Cumpre destacar que, as Zonas de Autossalvamento (ZAS) são regiões imediatamente a jusante da barragem, em que se considera não haver tempo suficiente para uma adequada intervenção dos serviços e agentes de proteção civil em caso de acidente, como o rompimento de barragens.

Isso posto, a Escola Municipal Padre Xisto, está localizada na ZAS da Barragem Santa Bárbara cuja responsável é a empresa Vallourec Tubos do Brasil, que segundo informações da própria empresa, tem 938 m³ de capacidade, e a distância até a comunidade é de aproximadamente 1,3 quilômetros.

Comunidade Piedade do Paraopeba

 

Diante o cenário apresentado aos pais e mães dos alunos da Escola Municipal Padre Xisto, e os traumas já acumulados às comunidades do município de Brumadinho devido ao desastre-crime da Vale S.A, pais e mães se reuniram e criaram um grupo para reivindicar os direitos das crianças e adolescentes que estão expostos na zona de autossalvamento da Barragem pertencente à empresa Vallourec.

Importa destacar, esses pais e mães ao se organizarem na defesa dos direitos de seus filhos, estão cumprindo o que a CRFB/88 afirma, “é dever do Estado, da família e da sociedade assegurar à criança, com prioridade absoluta, uma série de direitos”, porém, esses pais e mães, além do extremo sofrimento de terem seus filhos e filhas expostos ao risco da barragem, sofreram ataques e ameaças na tentativa de cessar a luta pelos direitos das crianças e adolescentes da Escola Municipal Padre Xisto.

O que foi observado por órgãos como o Conselho Tutelar do Município de Brumadinho, Secretaria de Educação Municipal, e Ministério Público Estadual da Comarca de Brumadinho, foi a total negligência e perversidade com essas crianças e adolescentes, visto que as alegações de tais órgãos e entidades dizem aos pais e mães dos alunos é “a empresa está dentro da legalidade”.

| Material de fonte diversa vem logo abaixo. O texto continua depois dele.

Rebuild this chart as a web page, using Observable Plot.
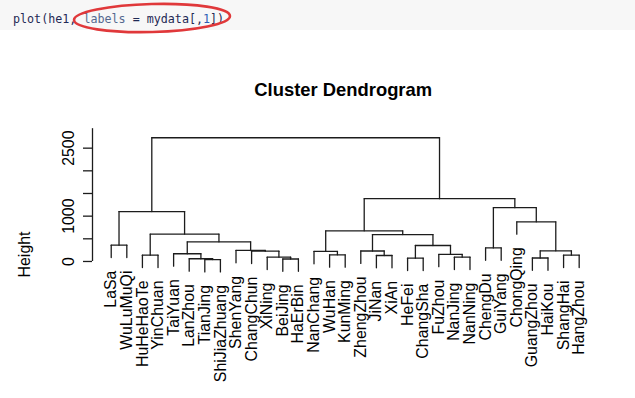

As inobservâncias aos direitos das crianças e adolescentes não param nessa alegação irracional, mas, também no andamento da ACP – Ação Civil Pública – impetrada pelo Grupo de pais da Escola Padre Xisto, com o apoio do Projeto Ecologismo dos Pobres da PUC Minas, que dentre outros pedidos, requer: “o descomissionamento da barragem Santa Bárbara; que os alunos e alunas da Escola Padre Xisto tenham até o descomissionamento um local seguro para frequentar as aulas; reposição das aulas perdidas para cerca de 6 (seis) alunos (as) que não estão frequentando as aulas devido ao medo diante o risco da barragem”.

Outra aberração durante a ACP impetrada, foi que não se observou os artigos 148, IV e 209 da Lei 8.069/1990 que, impõe o reconhecimento da competência absoluta da Vara da Infância e da Juventude, em detrimento da Vara da Fazenda Pública, para processar e julgar causas envolvendo matrículas de crianças e adolescentes em creches e escola, uma vez que também é discutido a transferência dos alunos e alunas para escolas seguras, a Vara da Infância e Juventude remeteu o processo à 1º Vara da Fazenda Pública.

Mas, pelo histórico de aberrações jurídicas efetuadas pela justiça mineira, como o Acordo Judicial firmado entre empresa ré Vale S.A e Estado de Minas Gerais, não é de se assustar que o respeito à prioridade absoluta que é dever legal na garantia dos direitos de crianças e adolescentes esteja esvaziado nas ações do caso da Escola Municipal Padre Xisto.

O direito à vida, à saúde, à integridade e ao meio ambiente tem sido descumpridos reiteradas vezes em regiões mineradas, o colapso não é somente da possibilidade de um futuro e inesperado rompimento de barragem, mas, também o colapso moral dos poderes do Estado de Minas Gerais nas garantias constitucionais dos direitos da criança e do adolescente.

Ainda nessa seara de proteção aos direitos das crianças e adolescentes, precisamos citar a Resolução nº 215/2018 do Conselho Nacional dos Direitos da Criança e do Adolescente – CONANDA – que dispõe de parâmetros e ações de proteção de crianças e adolescentes no contexto de obras e empreendimentos, que cumpre destacar, os órgãos e instituições do Poder Público, devem desconhecer.

É preciso que o Poder Público e as entidades envolvidas na proteção da criança e do adolecente repensem suas práticas, bem como a maneira que estão lidando com os profundos impactos que o medo, o pavor, da existência de uma escola em zona de autossalvamento causa ao presente e ao futuro dessas crianças e adolescentes, é preciso que seja garantido desde já a Prioridade Absoluta à essas vítimas atingidas também pela subserviência dos Poderes do Estado de Minas Gerais com as empresas mineradoras.